* Exercise goal
Write out the opening lines of the data word for word, up to and including the line with "-7.4, -7, -7.8, -7.4, -3.4, -3.4, 8.7, 19.9, 27.2, 40]", and leave every picture and every later line out.

* Supplied information

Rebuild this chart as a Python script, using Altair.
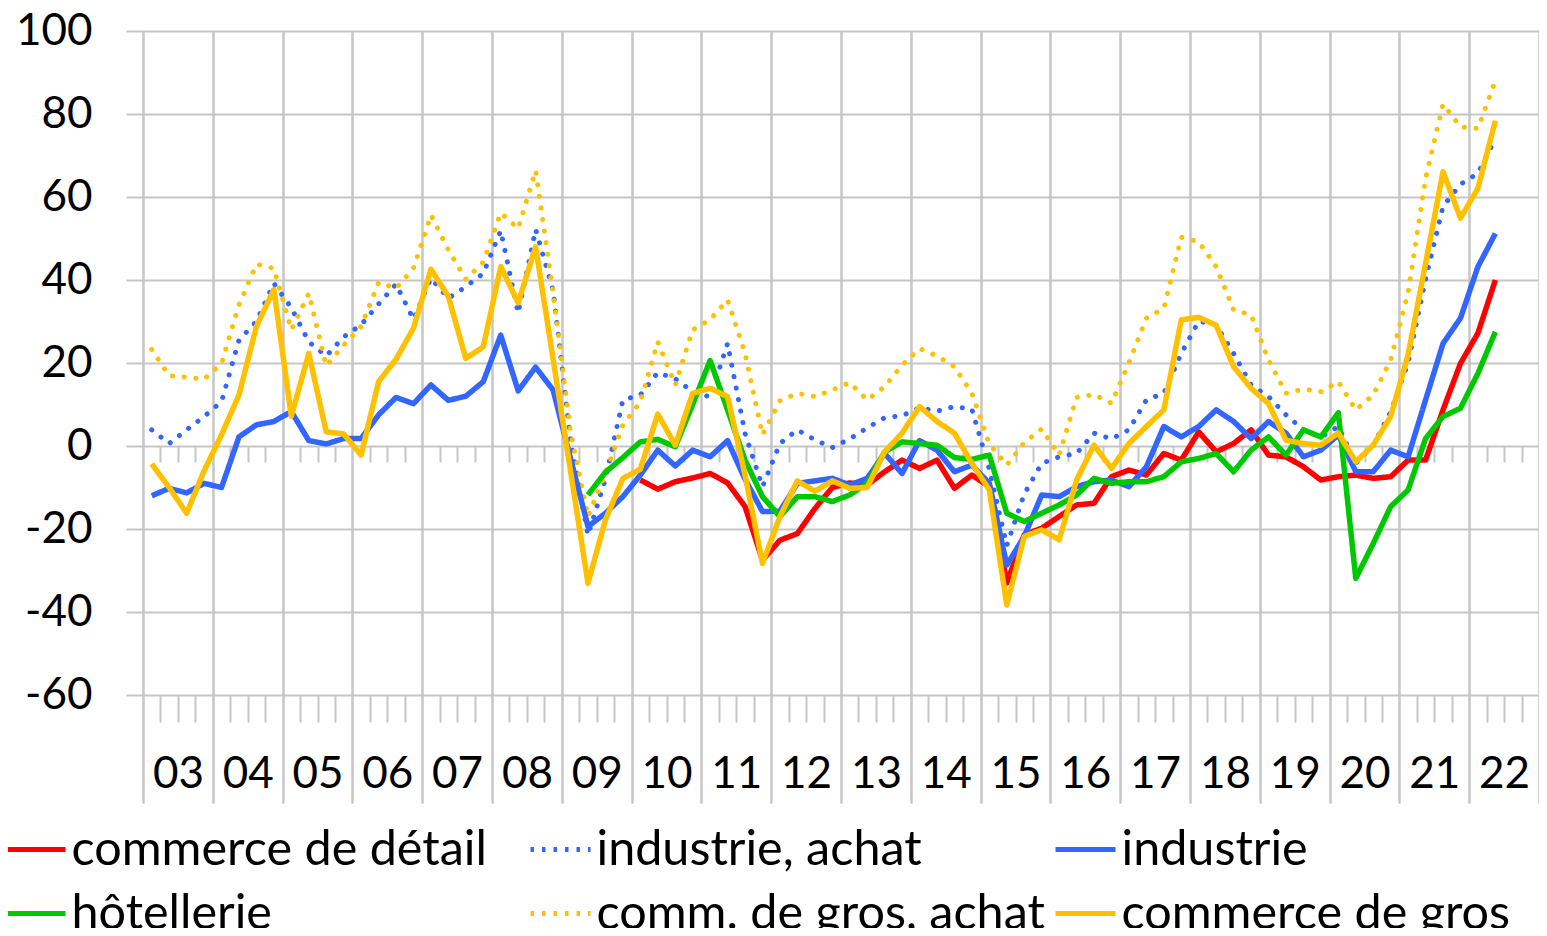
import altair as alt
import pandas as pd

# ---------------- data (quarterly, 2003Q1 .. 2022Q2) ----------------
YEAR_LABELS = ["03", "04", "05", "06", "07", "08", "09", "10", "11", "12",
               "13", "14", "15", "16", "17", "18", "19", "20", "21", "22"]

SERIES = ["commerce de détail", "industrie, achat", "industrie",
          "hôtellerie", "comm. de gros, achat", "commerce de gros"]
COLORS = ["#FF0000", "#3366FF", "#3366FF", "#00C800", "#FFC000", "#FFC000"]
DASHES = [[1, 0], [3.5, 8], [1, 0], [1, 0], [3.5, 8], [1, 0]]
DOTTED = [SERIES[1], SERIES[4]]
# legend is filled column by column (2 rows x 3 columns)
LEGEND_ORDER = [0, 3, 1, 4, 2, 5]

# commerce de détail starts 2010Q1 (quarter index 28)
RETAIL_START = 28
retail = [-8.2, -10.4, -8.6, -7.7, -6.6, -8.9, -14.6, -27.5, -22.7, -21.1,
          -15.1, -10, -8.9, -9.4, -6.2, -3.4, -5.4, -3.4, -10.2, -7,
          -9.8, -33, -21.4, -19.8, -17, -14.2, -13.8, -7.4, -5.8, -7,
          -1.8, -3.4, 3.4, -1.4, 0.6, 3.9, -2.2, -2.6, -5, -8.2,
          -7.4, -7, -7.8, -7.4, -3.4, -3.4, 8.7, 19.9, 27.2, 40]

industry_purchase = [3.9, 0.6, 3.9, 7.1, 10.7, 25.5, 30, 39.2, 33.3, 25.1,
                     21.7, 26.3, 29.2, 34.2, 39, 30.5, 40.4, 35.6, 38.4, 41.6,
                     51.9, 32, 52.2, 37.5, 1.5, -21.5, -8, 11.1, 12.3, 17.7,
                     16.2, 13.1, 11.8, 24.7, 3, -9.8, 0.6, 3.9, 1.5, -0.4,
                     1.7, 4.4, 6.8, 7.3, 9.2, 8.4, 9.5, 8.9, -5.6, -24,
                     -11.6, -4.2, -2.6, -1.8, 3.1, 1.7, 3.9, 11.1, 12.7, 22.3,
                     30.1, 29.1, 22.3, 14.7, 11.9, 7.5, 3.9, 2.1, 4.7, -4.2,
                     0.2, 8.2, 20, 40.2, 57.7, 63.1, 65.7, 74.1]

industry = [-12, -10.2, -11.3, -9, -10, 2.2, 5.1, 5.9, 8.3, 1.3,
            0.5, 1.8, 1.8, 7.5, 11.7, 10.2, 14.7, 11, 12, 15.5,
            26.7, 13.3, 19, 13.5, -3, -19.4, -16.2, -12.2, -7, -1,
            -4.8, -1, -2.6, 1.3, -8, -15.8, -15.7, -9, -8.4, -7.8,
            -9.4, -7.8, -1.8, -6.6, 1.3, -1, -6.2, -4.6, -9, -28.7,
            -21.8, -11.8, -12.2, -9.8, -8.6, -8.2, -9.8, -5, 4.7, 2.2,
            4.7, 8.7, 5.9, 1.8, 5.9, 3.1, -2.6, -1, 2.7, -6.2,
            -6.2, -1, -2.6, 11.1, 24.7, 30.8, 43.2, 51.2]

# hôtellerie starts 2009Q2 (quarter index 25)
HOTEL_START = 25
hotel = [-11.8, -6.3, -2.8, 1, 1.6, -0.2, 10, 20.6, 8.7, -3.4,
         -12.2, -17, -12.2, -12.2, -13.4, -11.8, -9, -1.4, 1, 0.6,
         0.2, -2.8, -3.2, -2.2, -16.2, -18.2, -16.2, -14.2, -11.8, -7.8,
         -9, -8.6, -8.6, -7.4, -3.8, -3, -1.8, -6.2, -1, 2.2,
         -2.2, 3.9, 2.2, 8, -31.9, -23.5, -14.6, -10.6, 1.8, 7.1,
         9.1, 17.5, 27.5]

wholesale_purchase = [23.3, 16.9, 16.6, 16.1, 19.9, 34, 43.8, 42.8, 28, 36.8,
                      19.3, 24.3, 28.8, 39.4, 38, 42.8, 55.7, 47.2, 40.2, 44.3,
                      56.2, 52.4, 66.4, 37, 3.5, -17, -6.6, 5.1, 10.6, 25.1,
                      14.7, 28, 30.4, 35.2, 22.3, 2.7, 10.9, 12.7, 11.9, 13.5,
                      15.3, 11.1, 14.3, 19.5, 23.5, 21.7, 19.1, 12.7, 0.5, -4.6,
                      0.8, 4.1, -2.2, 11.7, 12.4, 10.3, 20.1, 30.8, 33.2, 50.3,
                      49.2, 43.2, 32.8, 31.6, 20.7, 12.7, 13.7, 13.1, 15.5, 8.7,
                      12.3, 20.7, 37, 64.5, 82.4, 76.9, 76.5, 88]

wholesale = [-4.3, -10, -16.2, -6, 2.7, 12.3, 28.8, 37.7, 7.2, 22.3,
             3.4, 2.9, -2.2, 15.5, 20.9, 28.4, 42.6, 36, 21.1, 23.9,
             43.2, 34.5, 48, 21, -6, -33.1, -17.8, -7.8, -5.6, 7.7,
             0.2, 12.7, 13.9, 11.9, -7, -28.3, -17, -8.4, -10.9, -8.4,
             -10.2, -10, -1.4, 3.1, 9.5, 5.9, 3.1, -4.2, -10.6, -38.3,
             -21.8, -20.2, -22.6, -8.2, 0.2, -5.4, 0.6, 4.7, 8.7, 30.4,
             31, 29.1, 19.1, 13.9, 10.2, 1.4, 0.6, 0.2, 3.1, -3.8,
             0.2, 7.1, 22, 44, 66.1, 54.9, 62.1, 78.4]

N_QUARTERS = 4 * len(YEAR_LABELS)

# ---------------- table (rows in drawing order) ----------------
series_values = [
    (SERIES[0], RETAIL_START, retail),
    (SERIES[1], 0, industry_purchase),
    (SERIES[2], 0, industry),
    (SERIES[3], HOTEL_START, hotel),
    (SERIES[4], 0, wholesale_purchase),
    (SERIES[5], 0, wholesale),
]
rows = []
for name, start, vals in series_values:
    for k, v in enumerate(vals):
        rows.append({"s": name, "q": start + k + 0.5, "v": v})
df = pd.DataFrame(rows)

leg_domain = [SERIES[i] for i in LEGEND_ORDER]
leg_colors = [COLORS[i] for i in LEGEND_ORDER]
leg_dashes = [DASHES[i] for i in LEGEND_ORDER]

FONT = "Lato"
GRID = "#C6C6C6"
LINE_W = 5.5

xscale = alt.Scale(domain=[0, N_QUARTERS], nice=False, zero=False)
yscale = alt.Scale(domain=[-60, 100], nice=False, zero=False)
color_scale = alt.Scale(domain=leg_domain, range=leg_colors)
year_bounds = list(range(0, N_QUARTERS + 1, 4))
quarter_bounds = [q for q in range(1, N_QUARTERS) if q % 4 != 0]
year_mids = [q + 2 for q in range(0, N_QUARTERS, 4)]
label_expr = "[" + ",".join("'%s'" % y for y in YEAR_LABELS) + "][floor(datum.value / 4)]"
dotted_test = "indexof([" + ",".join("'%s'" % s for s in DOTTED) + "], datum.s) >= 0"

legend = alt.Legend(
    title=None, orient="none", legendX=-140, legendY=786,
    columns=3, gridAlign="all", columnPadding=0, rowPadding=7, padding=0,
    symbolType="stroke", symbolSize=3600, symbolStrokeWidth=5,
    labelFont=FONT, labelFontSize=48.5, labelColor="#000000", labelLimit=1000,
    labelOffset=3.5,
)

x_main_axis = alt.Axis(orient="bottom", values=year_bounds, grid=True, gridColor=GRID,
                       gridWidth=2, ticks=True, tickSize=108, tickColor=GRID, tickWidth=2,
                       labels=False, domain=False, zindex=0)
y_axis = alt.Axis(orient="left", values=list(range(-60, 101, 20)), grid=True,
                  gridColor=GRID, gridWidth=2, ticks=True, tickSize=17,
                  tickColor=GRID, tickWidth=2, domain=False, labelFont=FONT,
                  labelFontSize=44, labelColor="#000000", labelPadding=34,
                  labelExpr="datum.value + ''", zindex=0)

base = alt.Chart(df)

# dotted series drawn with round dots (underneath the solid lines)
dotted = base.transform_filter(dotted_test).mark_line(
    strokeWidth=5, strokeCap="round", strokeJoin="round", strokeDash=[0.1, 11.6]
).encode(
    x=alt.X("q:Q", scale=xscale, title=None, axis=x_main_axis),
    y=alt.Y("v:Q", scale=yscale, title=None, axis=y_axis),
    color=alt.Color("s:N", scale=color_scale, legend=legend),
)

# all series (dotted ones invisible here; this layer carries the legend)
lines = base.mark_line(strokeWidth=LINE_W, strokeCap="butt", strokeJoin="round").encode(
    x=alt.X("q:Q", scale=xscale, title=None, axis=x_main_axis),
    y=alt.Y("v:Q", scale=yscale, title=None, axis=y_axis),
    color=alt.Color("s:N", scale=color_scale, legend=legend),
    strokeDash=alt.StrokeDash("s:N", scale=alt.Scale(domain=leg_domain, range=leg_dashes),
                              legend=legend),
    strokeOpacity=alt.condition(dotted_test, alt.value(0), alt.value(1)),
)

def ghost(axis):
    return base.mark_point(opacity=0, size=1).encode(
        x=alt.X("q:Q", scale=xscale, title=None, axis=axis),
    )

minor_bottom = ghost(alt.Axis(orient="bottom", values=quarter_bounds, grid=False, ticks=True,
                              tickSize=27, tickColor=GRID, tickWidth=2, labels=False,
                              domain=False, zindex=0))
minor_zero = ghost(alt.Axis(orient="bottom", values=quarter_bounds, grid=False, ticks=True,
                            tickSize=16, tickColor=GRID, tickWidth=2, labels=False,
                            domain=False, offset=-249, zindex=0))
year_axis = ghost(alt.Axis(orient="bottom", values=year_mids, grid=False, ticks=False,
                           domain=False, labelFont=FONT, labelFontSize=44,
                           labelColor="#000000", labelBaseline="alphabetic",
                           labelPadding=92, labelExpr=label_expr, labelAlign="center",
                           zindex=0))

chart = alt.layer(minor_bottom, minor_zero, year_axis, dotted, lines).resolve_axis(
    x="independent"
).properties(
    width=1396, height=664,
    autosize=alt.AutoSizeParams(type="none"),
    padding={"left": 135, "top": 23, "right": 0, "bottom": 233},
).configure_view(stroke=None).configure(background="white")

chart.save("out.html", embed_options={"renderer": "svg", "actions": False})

* Result for this exercise
Rebuild this chart as a Python script, using Altair.
import altair as alt
import pandas as pd

# ---------------- data (quarterly, 2003Q1 .. 2022Q2) ----------------
YEAR_LABELS = ["03", "04", "05", "06", "07", "08", "09", "10", "11", "12",
               "13", "14", "15", "16", "17", "18", "19", "20", "21", "22"]

SERIES = ["commerce de détail", "industrie, achat", "industrie",
          "hôtellerie", "comm. de gros, achat", "commerce de gros"]
COLORS = ["#FF0000", "#3366FF", "#3366FF", "#00C800", "#FFC000", "#FFC000"]
DASHES = [[1, 0], [3.5, 8], [1, 0], [1, 0], [3.5, 8], [1, 0]]
DOTTED = [SERIES[1], SERIES[4]]
# legend is filled column by column (2 rows x 3 columns)
LEGEND_ORDER = [0, 3, 1, 4, 2, 5]

# commerce de détail starts 2010Q1 (quarter index 28)
RETAIL_START = 28
retail = [-8.2, -10.4, -8.6, -7.7, -6.6, -8.9, -14.6, -27.5, -22.7, -21.1,
          -15.1, -10, -8.9, -9.4, -6.2, -3.4, -5.4, -3.4, -10.2, -7,
          -9.8, -33, -21.4, -19.8, -17, -14.2, -13.8, -7.4, -5.8, -7,
          -1.8, -3.4, 3.4, -1.4, 0.6, 3.9, -2.2, -2.6, -5, -8.2,
          -7.4, -7, -7.8, -7.4, -3.4, -3.4, 8.7, 19.9, 27.2, 40]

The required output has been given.